Worin liegt der spezielle Mehrwert von Ausgründungen für Ihr Institut?

Ausgründungen haben für uns als Transferpfad einige spezielle Vorteile: Die etablierte, persönliche Vertrauensebene und gemeinsame fachliche Herkunft schaffen eine Nähe und unkomplizierte Herangehensweise, die viele Hürden in der Zusammenarbeit gar nicht erst entstehen lässt und unbürokratische Lösungen ermöglicht. Hinzu kommt, dass gerade für Zukunftstechnologien geeignete Partner nicht immer leicht zu finden sind. Mit Spin-offs gründen wir unsere eigenen KMU und erweitern unser Ökosystem. Unsere jüngste Ausgründung Nicoustic ist ein Paradebeispiel dafür. Wir haben mit Equinor, einem Partnerunternehmen auf Industrieseite, eine hoch interessante Marktnische identifiziert und mit Nicoustic ein Gemeinschaftsunternehmen als effektive Innovationsplattform für die Weiterentwicklung bis zum Markteintritt gegründet. Diese Ausgründung fungiert als dynamische Schnittstelle zwischen Forschung und Anwendung – eine Win-Win-Situation für alle Beteiligten, auch für die Fraunhofer-Gesellschaft als Mitinvestor.

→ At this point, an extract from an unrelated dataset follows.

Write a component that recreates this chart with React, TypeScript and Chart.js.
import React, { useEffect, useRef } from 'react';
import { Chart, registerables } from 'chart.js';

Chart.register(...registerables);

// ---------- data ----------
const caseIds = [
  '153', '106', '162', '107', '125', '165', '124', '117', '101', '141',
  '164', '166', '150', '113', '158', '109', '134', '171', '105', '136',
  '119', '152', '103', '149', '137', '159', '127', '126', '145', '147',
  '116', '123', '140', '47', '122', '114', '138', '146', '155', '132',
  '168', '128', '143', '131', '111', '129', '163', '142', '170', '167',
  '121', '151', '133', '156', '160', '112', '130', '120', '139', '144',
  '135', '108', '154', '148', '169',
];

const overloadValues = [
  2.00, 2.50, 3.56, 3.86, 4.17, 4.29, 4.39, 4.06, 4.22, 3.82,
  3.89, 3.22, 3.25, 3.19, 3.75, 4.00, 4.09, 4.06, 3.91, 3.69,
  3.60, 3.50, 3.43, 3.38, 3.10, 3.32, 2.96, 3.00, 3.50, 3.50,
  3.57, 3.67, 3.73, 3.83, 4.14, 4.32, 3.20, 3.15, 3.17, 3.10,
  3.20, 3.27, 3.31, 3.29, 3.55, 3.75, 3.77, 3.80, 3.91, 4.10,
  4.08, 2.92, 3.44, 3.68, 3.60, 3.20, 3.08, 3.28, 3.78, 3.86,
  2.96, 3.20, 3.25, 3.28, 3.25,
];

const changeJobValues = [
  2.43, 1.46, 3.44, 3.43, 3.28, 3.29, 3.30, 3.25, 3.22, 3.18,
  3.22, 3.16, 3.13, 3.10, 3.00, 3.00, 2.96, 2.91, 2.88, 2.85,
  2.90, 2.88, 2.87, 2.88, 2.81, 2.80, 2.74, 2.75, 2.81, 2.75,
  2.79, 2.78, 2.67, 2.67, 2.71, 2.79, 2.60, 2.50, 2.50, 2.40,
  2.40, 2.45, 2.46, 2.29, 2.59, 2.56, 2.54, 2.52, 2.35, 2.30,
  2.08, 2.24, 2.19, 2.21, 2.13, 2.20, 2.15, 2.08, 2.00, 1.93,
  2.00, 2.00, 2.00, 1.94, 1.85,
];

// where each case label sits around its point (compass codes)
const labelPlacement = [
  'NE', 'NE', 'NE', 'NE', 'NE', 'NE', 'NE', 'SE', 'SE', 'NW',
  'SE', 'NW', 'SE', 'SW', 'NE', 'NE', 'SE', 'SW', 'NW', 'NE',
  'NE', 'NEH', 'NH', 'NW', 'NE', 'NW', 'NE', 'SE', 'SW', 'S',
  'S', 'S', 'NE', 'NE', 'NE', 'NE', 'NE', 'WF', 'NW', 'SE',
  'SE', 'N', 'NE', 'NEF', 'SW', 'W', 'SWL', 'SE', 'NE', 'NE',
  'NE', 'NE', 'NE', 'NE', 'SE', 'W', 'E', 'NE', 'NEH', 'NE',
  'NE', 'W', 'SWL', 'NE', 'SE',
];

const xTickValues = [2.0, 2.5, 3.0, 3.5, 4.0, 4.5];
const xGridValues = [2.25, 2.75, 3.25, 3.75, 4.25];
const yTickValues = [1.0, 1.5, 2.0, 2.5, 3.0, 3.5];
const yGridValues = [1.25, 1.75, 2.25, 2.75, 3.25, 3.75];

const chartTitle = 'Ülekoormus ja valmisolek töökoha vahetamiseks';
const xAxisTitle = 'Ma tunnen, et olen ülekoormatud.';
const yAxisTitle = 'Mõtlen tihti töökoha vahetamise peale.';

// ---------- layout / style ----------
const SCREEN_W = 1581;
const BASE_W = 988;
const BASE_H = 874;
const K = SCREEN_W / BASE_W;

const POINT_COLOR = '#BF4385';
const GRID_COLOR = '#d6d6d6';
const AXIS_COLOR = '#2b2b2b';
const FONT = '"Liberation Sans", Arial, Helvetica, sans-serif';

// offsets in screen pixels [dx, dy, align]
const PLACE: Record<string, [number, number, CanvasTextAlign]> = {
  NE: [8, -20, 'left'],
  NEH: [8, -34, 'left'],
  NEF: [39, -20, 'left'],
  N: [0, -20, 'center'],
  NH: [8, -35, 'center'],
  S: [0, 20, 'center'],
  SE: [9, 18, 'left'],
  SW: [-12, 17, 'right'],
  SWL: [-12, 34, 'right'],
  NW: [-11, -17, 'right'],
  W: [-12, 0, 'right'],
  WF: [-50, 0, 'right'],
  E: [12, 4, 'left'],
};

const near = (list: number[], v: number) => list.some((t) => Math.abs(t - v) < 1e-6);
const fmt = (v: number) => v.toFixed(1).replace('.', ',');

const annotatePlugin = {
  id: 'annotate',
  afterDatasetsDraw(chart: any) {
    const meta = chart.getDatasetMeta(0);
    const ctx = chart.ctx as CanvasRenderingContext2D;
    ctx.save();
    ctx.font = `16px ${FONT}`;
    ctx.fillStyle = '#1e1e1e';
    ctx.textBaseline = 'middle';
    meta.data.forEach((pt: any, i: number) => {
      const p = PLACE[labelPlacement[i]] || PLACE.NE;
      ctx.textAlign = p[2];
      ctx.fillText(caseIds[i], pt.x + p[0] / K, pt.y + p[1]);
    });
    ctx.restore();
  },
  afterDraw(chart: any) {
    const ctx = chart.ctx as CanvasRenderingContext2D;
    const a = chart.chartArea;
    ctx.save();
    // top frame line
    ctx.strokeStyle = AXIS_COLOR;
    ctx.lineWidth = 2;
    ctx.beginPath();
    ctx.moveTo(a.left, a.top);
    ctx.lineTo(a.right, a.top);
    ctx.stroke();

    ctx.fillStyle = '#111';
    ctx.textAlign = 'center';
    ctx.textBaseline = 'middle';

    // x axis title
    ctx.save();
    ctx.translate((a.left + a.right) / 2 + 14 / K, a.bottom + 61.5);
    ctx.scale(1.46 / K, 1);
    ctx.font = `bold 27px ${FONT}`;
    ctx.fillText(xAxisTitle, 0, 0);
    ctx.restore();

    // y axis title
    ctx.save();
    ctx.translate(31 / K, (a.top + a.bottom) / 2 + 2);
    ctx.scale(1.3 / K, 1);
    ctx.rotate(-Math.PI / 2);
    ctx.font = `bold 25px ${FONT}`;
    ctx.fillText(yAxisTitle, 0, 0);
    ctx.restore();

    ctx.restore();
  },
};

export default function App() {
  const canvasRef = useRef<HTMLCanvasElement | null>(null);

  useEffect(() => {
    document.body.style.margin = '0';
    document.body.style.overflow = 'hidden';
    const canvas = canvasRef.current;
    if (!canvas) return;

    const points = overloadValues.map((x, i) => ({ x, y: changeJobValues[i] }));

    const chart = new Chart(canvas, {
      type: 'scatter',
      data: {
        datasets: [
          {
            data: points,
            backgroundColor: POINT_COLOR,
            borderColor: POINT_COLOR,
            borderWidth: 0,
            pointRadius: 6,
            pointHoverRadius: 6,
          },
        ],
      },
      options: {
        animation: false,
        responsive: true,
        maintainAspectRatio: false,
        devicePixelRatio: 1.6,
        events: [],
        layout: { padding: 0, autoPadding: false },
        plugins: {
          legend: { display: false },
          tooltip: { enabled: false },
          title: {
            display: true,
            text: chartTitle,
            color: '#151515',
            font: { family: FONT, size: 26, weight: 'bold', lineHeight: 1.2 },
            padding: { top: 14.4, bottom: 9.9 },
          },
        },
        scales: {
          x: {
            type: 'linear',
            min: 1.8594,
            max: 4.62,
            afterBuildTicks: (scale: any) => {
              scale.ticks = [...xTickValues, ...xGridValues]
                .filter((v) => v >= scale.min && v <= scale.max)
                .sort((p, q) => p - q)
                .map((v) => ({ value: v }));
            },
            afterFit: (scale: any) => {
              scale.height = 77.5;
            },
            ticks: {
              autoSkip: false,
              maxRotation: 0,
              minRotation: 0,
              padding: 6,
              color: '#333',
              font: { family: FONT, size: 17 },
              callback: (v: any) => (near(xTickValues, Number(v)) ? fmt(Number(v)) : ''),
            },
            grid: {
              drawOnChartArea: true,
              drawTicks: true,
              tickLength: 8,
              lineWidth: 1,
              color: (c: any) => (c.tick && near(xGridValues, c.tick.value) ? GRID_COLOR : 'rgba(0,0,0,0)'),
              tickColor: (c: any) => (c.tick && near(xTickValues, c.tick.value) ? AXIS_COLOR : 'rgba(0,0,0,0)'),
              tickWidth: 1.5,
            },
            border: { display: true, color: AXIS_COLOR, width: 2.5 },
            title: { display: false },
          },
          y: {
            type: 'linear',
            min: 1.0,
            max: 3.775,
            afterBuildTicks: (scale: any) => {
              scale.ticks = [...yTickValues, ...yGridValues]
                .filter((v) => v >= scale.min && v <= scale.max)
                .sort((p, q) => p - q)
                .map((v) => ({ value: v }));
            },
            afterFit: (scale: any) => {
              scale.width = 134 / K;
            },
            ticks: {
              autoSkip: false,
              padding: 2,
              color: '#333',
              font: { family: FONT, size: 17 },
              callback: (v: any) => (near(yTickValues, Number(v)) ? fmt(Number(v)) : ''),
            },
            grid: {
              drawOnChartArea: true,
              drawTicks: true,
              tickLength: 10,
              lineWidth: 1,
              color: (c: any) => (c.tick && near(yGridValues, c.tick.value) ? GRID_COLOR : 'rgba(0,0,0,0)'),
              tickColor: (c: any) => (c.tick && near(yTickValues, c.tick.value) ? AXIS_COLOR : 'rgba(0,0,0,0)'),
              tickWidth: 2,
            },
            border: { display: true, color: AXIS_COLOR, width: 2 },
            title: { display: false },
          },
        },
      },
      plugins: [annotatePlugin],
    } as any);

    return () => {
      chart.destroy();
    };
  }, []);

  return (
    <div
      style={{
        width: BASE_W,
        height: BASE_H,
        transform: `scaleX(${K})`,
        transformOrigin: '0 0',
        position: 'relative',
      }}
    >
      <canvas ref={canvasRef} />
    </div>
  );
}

Wo binden Sie Fraunhofer Venture oder das AHEAD-Programm mit ein und wie arbeiten Sie zusammen?

Die Berater-Tandems von Fraunhofer Venture unterstützen mit Rat und Expertise iterativ in jeder Phase einer Ausgründung. Sie sind für uns häufig Problemlöser und Wegbereiter in fachlichen Fragen, die für ein Institut allein schwer zu klären wären, beispielsweise bei Finanzierung, Fördermitteln oder juristischen Prüfungen. Ihre langjährige Erfahrung macht Ausgründungen für alle Beteiligten einfacher, schneller und schafft verlässliche Lösungen. Das AHEAD-Programm ist für viele unserer Forschenden ein Augenöffner für Verwertungsfragen. Auf den AHEAD-Bootcamps lernen sie unternehmerisches Denken in spielerischer explorativer Art und Weise kennen und entdecken die vielfältigen Verwertungspotenziale ihrer Forschung. Als Institut profitieren wir davon, unabhängig ob sie anschließend tatsächlich gründen, auslizensieren oder neue Verwertungsperspektiven am Institut einbringen.

Herr Dr. Wunderlich, vielen Dank für die inspirierenden Einblicke in die Ausgründungsstrategie des IKTS – wir bleiben gespannt!